Daniela De Lorenzo - Thomas Eller

Florentine artist Daniela De Lorenzo presents her latest photographic work, which explores the theme of identity. In this series of five black-and-white self-portraits, the disappearance of the artist’s face provokes a moment of alienation, of distancing herself from the viewer. As the title of the work suggests, De Lorenzo takes her starting point from the movement a person makes when they quickly turn their head in another direction, as if attracted by some sudden distraction. She then stretches this instant into an infinite moment or, alternatively, speeds it up out of all proportion until the face disappears altogether. Unable to recognize it, the viewer can only imagine it.
Time features as the principle element in the second work on show in which a young girl is captured as she plays, in the instant when she jumps up in the air and spins 360°. Here De Lorenzo the expansion of time creates a double image: beyond the movement and chaos created by the girl’s spinning, certain elements in the picture remain fixed, held immobile in an eternal present in which the carefree nature of childhood seems to stand still for a moment when faced with the unconscious knowledge of the future.
In both works, the movement that takes place, a circular, fully completed movement, implicates not only a two-dimensional time in which the image takes place, but a spatial dimension too, a location in which the action, the moving of the body back and forth occurred: a third dimension.

Originally from Coburg (Germany), Thomas Eller currently lives and works in New York. For this solo show, the artist presents a series of works in which viewers are instantly unsettled on entering into relationship with the objects on display: the objects enlarge out of all proportion and explode. These objects are elements from everyday life and can be recognized by the specific context in which the artist has set them, thus hinting at a precise dimension and connotation. The identity of the objects exists in the moment of their recognition. By altering the viewer’s perception of the object onto an enormous scale, however, Eller generates a kind of inversion: the mammoth, apparently living object becomes the protagonist.
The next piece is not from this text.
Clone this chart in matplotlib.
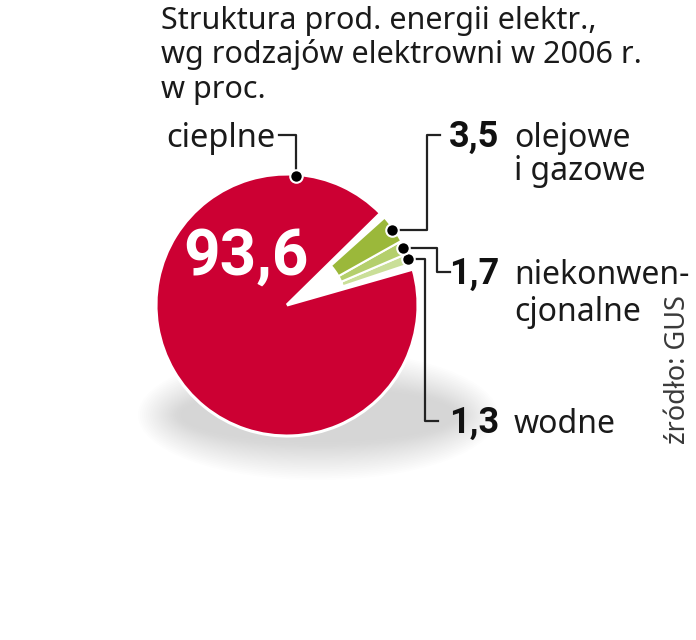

It is the object that recognizes the viewers, that initiates the game of glances and allusions. It’s a reciprocal movement of going and returning, which relates to the space around us. More than photographs, Eller’s works are sculptures. The title of each piece bears witness, in its structural composition, to the complex nature of the relationship between the recognized image and the “recognizer”; it bears witness to a baroque wealth, to an explosion of abundance, to luxury. Every element (of both work and title) is meticulously constructed to a precise design.